Birds and Bees and Cats

Last night my husband stopped by the library on his way back from the bike shop to pick up a few books for me. He got everything I requested, but he also returned home with this:

Looks like a pretty innocuous book, right? Great photographs and informative text to help my kids learn about cats. Who could have a problem with a book about kitties?

This really is a very informative book, and the photos are quite good. But the section entitled “The Mating Game” is a bit too informative for my comfort.

Let me interject here that I don’t really have any trouble with my kids knowing about, you know, S-E-X. It’s just not really a conversation I’m looking forward to. And there aren’t many topics I shy away from discussing with my kids.

I’m trying to give the information about you-know-what incrementally rather than all at once. Like when I was pregnant with my son and my then-four-year-old daughter wanted to know how the baby got in there. I answered little bits at a time, trying always to focus on her exact question rather than on where that question might lead. This technique served me well as it turned out she wasn’t asking about what I worried she was asking about and my evasive responses seemed to satisfy her curiosity.
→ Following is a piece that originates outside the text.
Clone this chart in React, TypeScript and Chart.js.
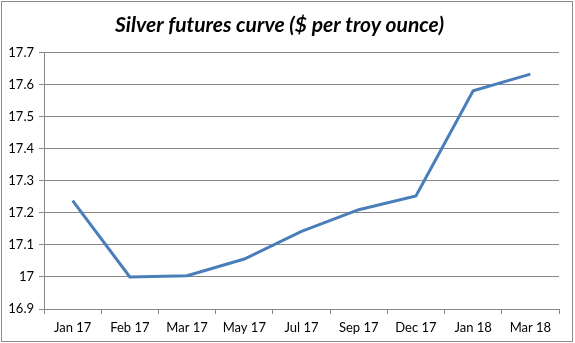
import React, { useEffect, useRef } from "react";
import { Chart, registerables } from "chart.js";

Chart.register(...registerables);

const categories = ["Jan 17", "Feb 17", "Mar 17", "May 17", "Jul 17", "Sep 17", "Dec 17", "Jan 18", "Mar 18"];
const prices = [17.238, 17.0, 17.004, 17.056, 17.142, 17.21, 17.253, 17.581, 17.633];
const yMin = 16.9;
const yMax = 17.7;
const yStep = 0.1;
const titleText = "Silver futures curve ($ per troy ounce)";

const borderPlugin = {
  id: "outerBorder",
  beforeDraw(chart: any) {
    const ctx = chart.ctx;
    ctx.save();
    ctx.fillStyle = "#ffffff";
    ctx.fillRect(0, 0, chart.width, chart.height);
    ctx.strokeStyle = "#8c8c8c";
    ctx.lineWidth = 1;
    ctx.strokeRect(1.5, 1.5, chart.width - 4, chart.height - 3);
    ctx.restore();
  },
};

export default function App() {
  const ref = useRef<HTMLCanvasElement>(null);
  useEffect(() => {
    if (!ref.current) return;
    const chart = new Chart(ref.current, {
      type: "line",
      data: {
        labels: categories,
        datasets: [
          {
            data: prices,
            borderColor: "#4a7ebb",
            borderWidth: 3,
            pointRadius: 0,
            tension: 0,
            fill: false,
          },
        ],
      },
      plugins: [borderPlugin],
      options: {
        animation: false,
        responsive: false,
        maintainAspectRatio: false,
        layout: { padding: { left: 0, right: 16, top: 0, bottom: 0 } },
        plugins: {
          legend: { display: false },
          tooltip: { enabled: false },
          title: {
            display: true,
            text: titleText,
            color: "#000000",
            font: { family: "Lato", size: 21, weight: "bold", style: "italic", lineHeight: 1.2 },
            padding: { top: 13, bottom: 14.5 },
          },
        },
        scales: {
          x: {
            offset: true,
            grid: {
              display: true,
              drawOnChartArea: false,
              drawTicks: true,
              tickLength: 5,
              color: "#878787",
              offset: true,
            },
            border: { display: true, color: "#878787", width: 1 },
            ticks: {
              color: "#000000",
              font: { family: "Lato", size: 13 },
              padding: 6,
              maxRotation: 0,
              autoSkip: false,
            },
            afterFit(scale: any) {
              scale.height = 34;
            },
          },
          y: {
            min: yMin,
            max: yMax,
            grid: {
              color: "#878787",
              tickLength: 5,
              lineWidth: 1,
            },
            border: { display: true, color: "#878787", width: 1 },
            ticks: {
              stepSize: yStep,
              color: "#000000",
              font: { family: "Lato", size: 13 },
              padding: 5,
              callback: (v: any) => String(Number(Number(v).toFixed(1))),
            },
            afterFit(scale: any) {
              scale.width = 44;
            },
          },
        },
      },
    });
    return () => chart.destroy();
  }, []);
  return (
    <div style={{ position: "fixed", left: 0, top: 0, width: 575, height: 343, background: "#fff" }}>
      <canvas ref={ref} width={575} height={343} style={{ width: 575, height: 343, display: "block" }} />
    </div>
  );
}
Had I jumped to conclusions, we may have had some confusion and weirdness on our hands.

By this time, she already knew how the baby came out because we’d been watching homebirth videos together to prepare her for her sibling’s arrival. She spent months pretending to give birth all over the house. Her groans could be heard any time of the day, followed inevitably by the announcement that she had just given birth to a footling breech.

This morning I got to hear my six-year-old daughter read aloud a fairly detailed account of the mating habits of the house cat while I did breakfast dishes. After the birth play, you’d think this wouldn’t bother me. But you’d be wrong.

And my husband is fixing to leave for Michigan to watch the U of M/Notre Dame game with his brothers this weekend, leaving me with the task of answering the myriad questions my daughter is sure to ask about said mating habits once the text has percolated in her brain.

As long as I can keep the conversation focused on cats, I think I’ll be okay.

I will, however, think twice before asking my husband to go to the library for me in the future.